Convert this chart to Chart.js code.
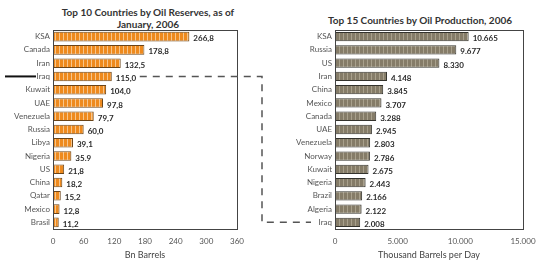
<!DOCTYPE html>
<html>
<head>
<meta charset="utf-8">
<script src="https://cdn.jsdelivr.net/npm/chart.js@4.4.1/dist/chart.umd.min.js"></script>
<style>
  body { margin: 0; background: #ffffff; width: 554px; height: 265px; overflow: hidden; position: relative; font-family: Lato, "Open Sans", sans-serif; }
  .box { position: absolute; top: 0; height: 265px; }
  .title { position: absolute; text-align: center; font-weight: bold; font-size: 10px; color: #333; line-height: 12px; white-space: nowrap; }
  #overlay { position: absolute; left: 0; top: 0; pointer-events: none; }
</style>
</head>
<body>
<div class="title" style="left:48px; width:200px; top:6px;">Top 10 Countries by Oil Reserves, as of<br>January, 2006</div>
<div class="title" style="left:320px; width:200px; top:14px;">Top 15 Countries by Oil Production, 2006</div>
<div class="box" style="left:0; width:270px;"><canvas id="reserves"></canvas></div>
<div class="box" style="left:280px; width:274px;"><canvas id="production"></canvas></div>
<canvas id="overlay" width="554" height="265"></canvas>
<script>
// Oil reserves (Bn barrels), Jan 2006
const reserveCountries = ['KSA', 'Canada', 'Iran', 'Iraq', 'Kuwait', 'UAE', 'Venezuela', 'Russia', 'Libya', 'Nigeria', 'US', 'China', 'Qatar', 'Mexico', 'Brasil'];
const reserveValues = [266.8, 178.8, 132.5, 115.0, 104.0, 97.8, 79.7, 60.0, 39.1, 35.9, 21.8, 18.2, 15.2, 12.8, 11.2];
const reserveLabels = ['266,8', '178,8', '132,5', '115,0', '104,0', '97,8', '79,7', '60,0', '39,1', '35.9', '21,8', '18,2', '15,2', '12,8', '11,2'];
const reserveTicks = [0, 60, 120, 180, 240, 300, 360];

// Oil production (thousand barrels per day), 2006
const prodCountries = ['KSA', 'Russia', 'US', 'Iran', 'China', 'Mexico', 'Canada', 'UAE', 'Venezuela', 'Norway', 'Kuwait', 'Nigeria', 'Brazil', 'Algeria', 'Iraq'];
const prodValues = [10665, 9677, 8330, 4148, 3845, 3707, 3288, 2945, 2803, 2786, 2675, 2443, 2166, 2122, 2008];
const prodTicks = [0, 5000, 10000, 15000];

// dotted thousands like the scan: 10.665
function dotThousands(v) {
    return String(Math.round(v)).replace(/\B(?=(\d{3})+(?!\d))/g, '.');
}

// striped fill to mimic the hatched bars
function makePattern(base, stripe) {
    const c = document.createElement('canvas');
    c.width = 4; c.height = 4;
    const g = c.getContext('2d');
    g.fillStyle = base;
    g.fillRect(0, 0, 4, 4);
    g.fillStyle = stripe;
    g.fillRect(3, 0, 1, 4);
    return g.createPattern(c, 'repeat');
}

// frame around the plot area
const frame = {
    id: 'frame',
    afterDraw(chart) {
        const a = chart.chartArea, ctx = chart.ctx;
        ctx.save();
        ctx.strokeStyle = '#444';
        ctx.lineWidth = 1;
        ctx.strokeRect(Math.round(a.left) + 0.5, Math.round(a.top) + 0.5, Math.round(a.right - a.left), Math.round(a.bottom - a.top));
        ctx.restore();
    }
};

// value text at the end of each bar
const valueText = {
    id: 'valueText',
    afterDatasetsDraw(chart, args, opts) {
        const labels = opts.labels || [];
        const ctx = chart.ctx;
        const meta = chart.getDatasetMeta(0);
        ctx.save();
        ctx.font = 'bold 8px Lato, sans-serif';
        ctx.fillStyle = '#2a2a2a';
        ctx.textBaseline = 'middle';
        meta.data.forEach((bar, i) => {
            if (labels[i] !== undefined) ctx.fillText(labels[i], bar.x + 4, bar.y + 2);
        });
        ctx.restore();
    }
};

function buildOptions(ticks, max, yWidth, padRight, axisTitle, fmt, valueLabels) {
    return {
        indexAxis: 'y',
        responsive: true,
        maintainAspectRatio: false,
        animation: false,
        layout: { padding: { top: 30, right: padRight, bottom: 5, left: 0 } },
        plugins: {
            legend: { display: false },
            tooltip: { enabled: false },
            valueText: { labels: valueLabels }
        },
        scales: {
            x: {
                min: 0, max: max,
                afterBuildTicks: s => { s.ticks = ticks.map(v => ({ value: v })); },
                grid: { display: false, drawTicks: false },
                border: { display: false },
                ticks: { color: '#555', font: { size: 8, family: 'Lato' }, padding: 8, callback: fmt, maxRotation: 0 },
                title: { display: true, text: axisTitle, color: '#444', font: { size: 9, family: 'Lato' }, padding: { top: 0, bottom: 0 } },
                afterFit: s => { s.height = 31; }
            },
            y: {
                grid: { display: false, drawTicks: false },
                border: { display: false },
                ticks: { color: '#555', font: { size: 8, family: 'Lato' }, padding: 3 },
                afterFit: s => { s.width = yWidth; }
            }
        }
    };
}

const reservesChart = new Chart(document.getElementById('reserves'), {
    type: 'bar',
    data: {
        labels: reserveCountries,
        datasets: [{
            data: reserveValues,
            backgroundColor: makePattern('#ee8a1e', '#f7c58a'),
            borderColor: '#6a4418',
            borderWidth: 1,
            categoryPercentage: 0.72,
            barPercentage: 1
        }]
    },
    options: buildOptions(reserveTicks, 360, 53, 33, 'Bn Barrels', v => v, reserveLabels),
    plugins: [frame, valueText]
});

const prodChart = new Chart(document.getElementById('production'), {
    type: 'bar',
    data: {
        labels: prodCountries,
        datasets: [{
            data: prodValues,
            backgroundColor: makePattern('#857c68', '#a8a08c'),
            borderColor: '#33322c',
            borderWidth: 1,
            categoryPercentage: 0.7,
            barPercentage: 1
        }]
    },
    options: buildOptions(prodTicks, 15000, 55, 31, 'Thousand Barrels per Day', v => dotThousands(v), prodValues.map(dotThousands)),
    plugins: [frame, valueText]
});

// the hand-drawn marker and the dashed Iraq connector
function drawOverlay() {
    const ctx = document.getElementById('overlay').getContext('2d');
    const iraqL = reserveCountries.indexOf('Iraq');
    const iraqR = prodCountries.indexOf('Iraq');
    const yL = reservesChart.scales.y.getPixelForValue(iraqL);
    const yR = prodChart.scales.y.getPixelForValue(iraqR);
    const xStart = reservesChart.scales.x.getPixelForValue(reserveValues[iraqL]) + 28;
    const xBend = 262;
    const xEnd = 280 + prodChart.chartArea.left - 24;

    ctx.strokeStyle = '#111';
    ctx.lineWidth = 2;
    ctx.beginPath();
    ctx.moveTo(5, yL);
    ctx.lineTo(36, yL);
    ctx.stroke();

    ctx.strokeStyle = '#555';
    ctx.lineWidth = 1.5;
    ctx.setLineDash([7, 6]);
    ctx.beginPath();
    ctx.moveTo(xStart, yL);
    ctx.lineTo(xBend, yL);
    ctx.lineTo(xBend, yR);
    ctx.lineTo(xEnd, yR);
    ctx.stroke();
}
drawOverlay();
</script>
</body>
</html>
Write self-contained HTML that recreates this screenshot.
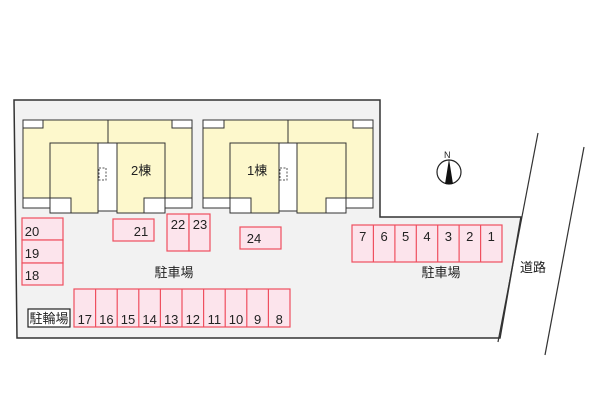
<!DOCTYPE html>
<html><head><meta charset="utf-8"><style>
html,body{margin:0;padding:0;background:#fff;}
svg{display:block}
text{font-family:"Liberation Sans","Noto Sans CJK JP",sans-serif;fill:#222;}
</style></head><body>
<svg width="600" height="400" viewBox="0 0 600 400" xmlns="http://www.w3.org/2000/svg">
<polygon points="14,100 380,100 380,217 521,217 500,338 17,338" fill="#f2f2f2" stroke="#333" stroke-width="1.5"/>
<line x1="538" y1="133" x2="498" y2="342" stroke="#333" stroke-width="1.2"/>
<line x1="584" y1="147" x2="545" y2="355" stroke="#333" stroke-width="1.2"/>
<text x="520" y="272" font-size="13">道路</text>

<!-- Building 2 -->
<g stroke="#333" stroke-width="1">
<rect x="23" y="120" width="169" height="88" fill="#fdf8cc"/>
<line x1="108" y1="120" x2="108" y2="143"/>
<rect x="23" y="120" width="20" height="8" fill="#fff"/>
<rect x="172" y="120" width="20" height="8" fill="#fff"/>
<rect x="23" y="198" width="27" height="10" fill="#fff"/>
<rect x="165" y="198" width="27" height="10" fill="#fff"/>
<rect x="50" y="143" width="48" height="70" fill="#fdf8cc"/>
<rect x="98" y="143" width="19" height="68" fill="#fff"/>
<rect x="117" y="143" width="48" height="70" fill="#fdf8cc"/>
<rect x="50" y="198" width="21" height="15" fill="#fff"/>
<rect x="144" y="198" width="21" height="15" fill="#fff"/>
<rect x="99" y="168" width="7" height="12" fill="none" stroke-dasharray="2,1.5" stroke="#555"/>
</g>
<text x="131" y="175" font-size="13">2棟</text>

<!-- Building 1 -->
<g stroke="#333" stroke-width="1">
<rect x="203" y="120" width="170" height="88" fill="#fdf8cc"/>
<line x1="288" y1="120" x2="288" y2="143"/>
<rect x="203" y="120" width="21" height="8" fill="#fff"/>
<rect x="353" y="120" width="20" height="8" fill="#fff"/>
<rect x="203" y="198" width="27" height="10" fill="#fff"/>
<rect x="346" y="198" width="27" height="10" fill="#fff"/>
<rect x="230" y="143" width="49" height="70" fill="#fdf8cc"/>
<rect x="279" y="143" width="18" height="68" fill="#fff"/>
<rect x="297" y="143" width="49" height="70" fill="#fdf8cc"/>
<rect x="230" y="198" width="21" height="15" fill="#fff"/>
<rect x="326" y="198" width="20" height="15" fill="#fff"/>
<rect x="280" y="168" width="7" height="12" fill="none" stroke-dasharray="2,1.5" stroke="#555"/>
</g>
<text x="247" y="175" font-size="13">1棟</text>

<!-- Compass -->
<circle cx="449" cy="172" r="12" fill="#fff" stroke="#222" stroke-width="1.2"/>
<polygon points="449,159 445,184 453,184" fill="#111"/>
<text x="444" y="158" font-size="9">N</text>

<g fill="#fce4ec" stroke="#ef4f5f" stroke-width="1.2">
<!-- 1-7 -->
<rect x="352" y="225" width="150" height="37"/>
<line x1="373.4" y1="225" x2="373.4" y2="262"/><line x1="394.9" y1="225" x2="394.9" y2="262"/>
<line x1="416.3" y1="225" x2="416.3" y2="262"/><line x1="437.7" y1="225" x2="437.7" y2="262"/>
<line x1="459.1" y1="225" x2="459.1" y2="262"/><line x1="480.6" y1="225" x2="480.6" y2="262"/>
<rect x="240" y="227" width="41" height="22"/>
<rect x="167" y="214" width="22" height="37"/>
<rect x="189" y="214" width="21" height="37"/>
<rect x="113" y="219" width="41" height="22"/>
<rect x="22" y="218" width="41" height="22"/>
<rect x="22" y="240" width="41" height="23"/>
<rect x="22" y="263" width="41" height="22"/>
<rect x="74" y="289" width="216" height="38"/>
<line x1="95.6" y1="289" x2="95.6" y2="327"/><line x1="117.2" y1="289" x2="117.2" y2="327"/>
<line x1="138.8" y1="289" x2="138.8" y2="327"/><line x1="160.4" y1="289" x2="160.4" y2="327"/>
<line x1="182" y1="289" x2="182" y2="327"/><line x1="203.6" y1="289" x2="203.6" y2="327"/>
<line x1="225.2" y1="289" x2="225.2" y2="327"/><line x1="246.8" y1="289" x2="246.8" y2="327"/>
<line x1="268.4" y1="289" x2="268.4" y2="327"/>
</g>
<g font-size="13" text-anchor="middle">
<text x="362.7" y="241">7</text><text x="384.1" y="241">6</text><text x="405.6" y="241">5</text>
<text x="427" y="241">4</text><text x="448.4" y="241">3</text><text x="469.8" y="241">2</text><text x="491.3" y="241">1</text>
<text x="254" y="243">24</text>
<text x="178" y="229">22</text><text x="200" y="229">23</text>
<text x="141" y="236">21</text>
<text x="32" y="236">20</text><text x="32" y="258">19</text><text x="32" y="280">18</text>
<text x="84.8" y="324">17</text><text x="106.4" y="324">16</text><text x="128" y="324">15</text>
<text x="149.6" y="324">14</text><text x="171.2" y="324">13</text><text x="192.8" y="324">12</text>
<text x="214.4" y="324">11</text><text x="236" y="324">10</text><text x="257.6" y="324">9</text><text x="279.2" y="324">8</text>
</g>
<text x="441" y="277" font-size="13" text-anchor="middle">駐車場</text>
<text x="174" y="277" font-size="13" text-anchor="middle">駐車場</text>
<rect x="28" y="309" width="42" height="18" fill="#fff" stroke="#222" stroke-width="1.2"/>
<text x="49" y="323" font-size="13" text-anchor="middle">駐輪場</text>
</svg>
</body></html>
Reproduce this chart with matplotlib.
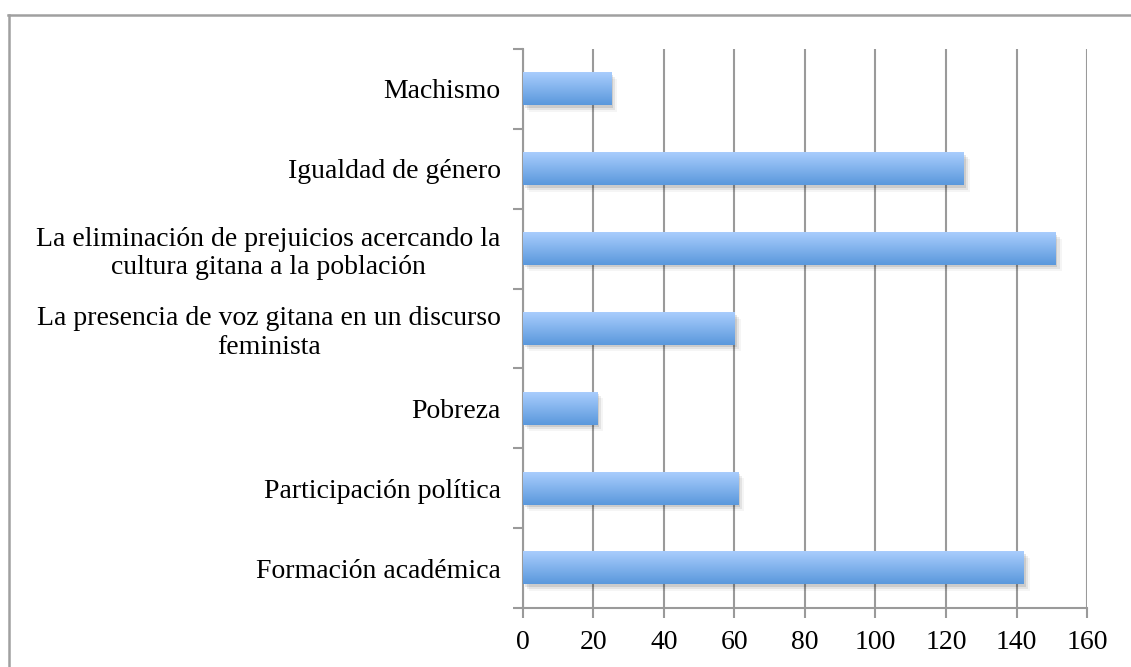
import numpy as np
import matplotlib
matplotlib.use("Agg")
import matplotlib.pyplot as plt
from matplotlib.patches import Rectangle
from matplotlib.colors import LinearSegmentedColormap
from matplotlib.lines import Line2D

# data (bottom to top)
categories = [
    "Formación académica",
    "Participación política",
    "Pobreza",
    "La presencia de voz gitana en un discurso\nfeminista",
    "La eliminación de prejuicios acercando la\ncultura gitana a la población",
    "Igualdad de género",
    "Machismo",
]
values = [142, 61, 21, 60, 151, 125, 25]
x_ticks = [0, 20, 40, 60, 80, 100, 120, 140, 160]

plt.rcParams['font.family'] = ['Liberation Serif', 'DejaVu Serif']

fig = plt.figure(figsize=(11.31, 6.67), dpi=100)
ax = fig.add_axes([0.4624, 0.0885, 0.4987, 0.838])

grad = LinearSegmentedColormap.from_list("bluegrad", ["#5a98dc", "#a9cdfd"])
bar_h = 0.41
y = np.arange(len(categories))

bars = ax.barh(y, values, height=bar_h, color="none", zorder=3)
g = np.linspace(0, 1, 100).reshape(-1, 1)
for b in bars:
    x0, y0 = b.get_x(), b.get_y()
    w, h = b.get_width(), b.get_height()
    # soft shadow
    for k, a in enumerate([0.10, 0.07, 0.04]):
        d = 0.6 + k * 0.6
        ax.add_patch(Rectangle((x0 + d, y0 - 0.03 - k * 0.025), w, h,
                               facecolor="black", alpha=a, lw=0, zorder=2))
    ax.imshow(g, cmap=grad, aspect="auto", origin="lower",
              extent=(x0, x0 + w, y0, y0 + h), zorder=3)

ax.set_xlim(0, 160)
ax.set_ylim(-0.5, len(categories) - 0.5)
ax.set_xticks(x_ticks)
ax.set_xticklabels([str(t) for t in x_ticks], fontsize=20)
ax.set_yticks(y)
ax.set_yticklabels(categories, fontsize=20, multialignment="center",
                   linespacing=1.2)
ax.set_yticks(np.arange(-0.5, len(categories), 1), minor=True)
ax.tick_params(axis="y", which="major", length=0, pad=16)
ax.tick_params(axis="y", which="minor", length=7, width=1.5, color="#9a9a9a")
ax.tick_params(axis="x", length=7, width=1.5, color="#9a9a9a", pad=9)

ax.grid(axis="x", color="#9a9a9a", lw=1.5, zorder=0)
ax.set_axisbelow(True)
for s in ["top", "right"]:
    ax.spines[s].set_visible(False)
for s in ["left", "bottom"]:
    ax.spines[s].set_color("#9a9a9a")
    ax.spines[s].set_linewidth(1.5)

# outer frame (partly cut off)
fig.add_artist(Line2D([8 / 1131, 1.0], [1 - 15 / 667, 1 - 15 / 667],
                      color="#a0a0a0", lw=1.8, transform=fig.transFigure))
fig.add_artist(Line2D([8.5 / 1131, 8.5 / 1131], [0, 1 - 15 / 667],
                      color="#a0a0a0", lw=1.8, transform=fig.transFigure))

fig.savefig("out.png", dpi=100)
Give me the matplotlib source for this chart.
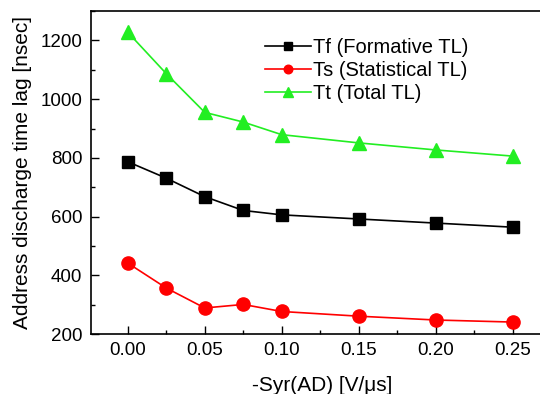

------

Lines that include the word "matplotlib" are to be extracted from the data above.

> _WRITTEN SOLUTION_:
Reproduce this chart with matplotlib.
import matplotlib
matplotlib.use("Agg")
import matplotlib.pyplot as plt
from matplotlib.patches import Rectangle
from matplotlib.colors import LinearSegmentedColormap
from matplotlib.lines import Line2D
Give me the matplotlib source for this chart.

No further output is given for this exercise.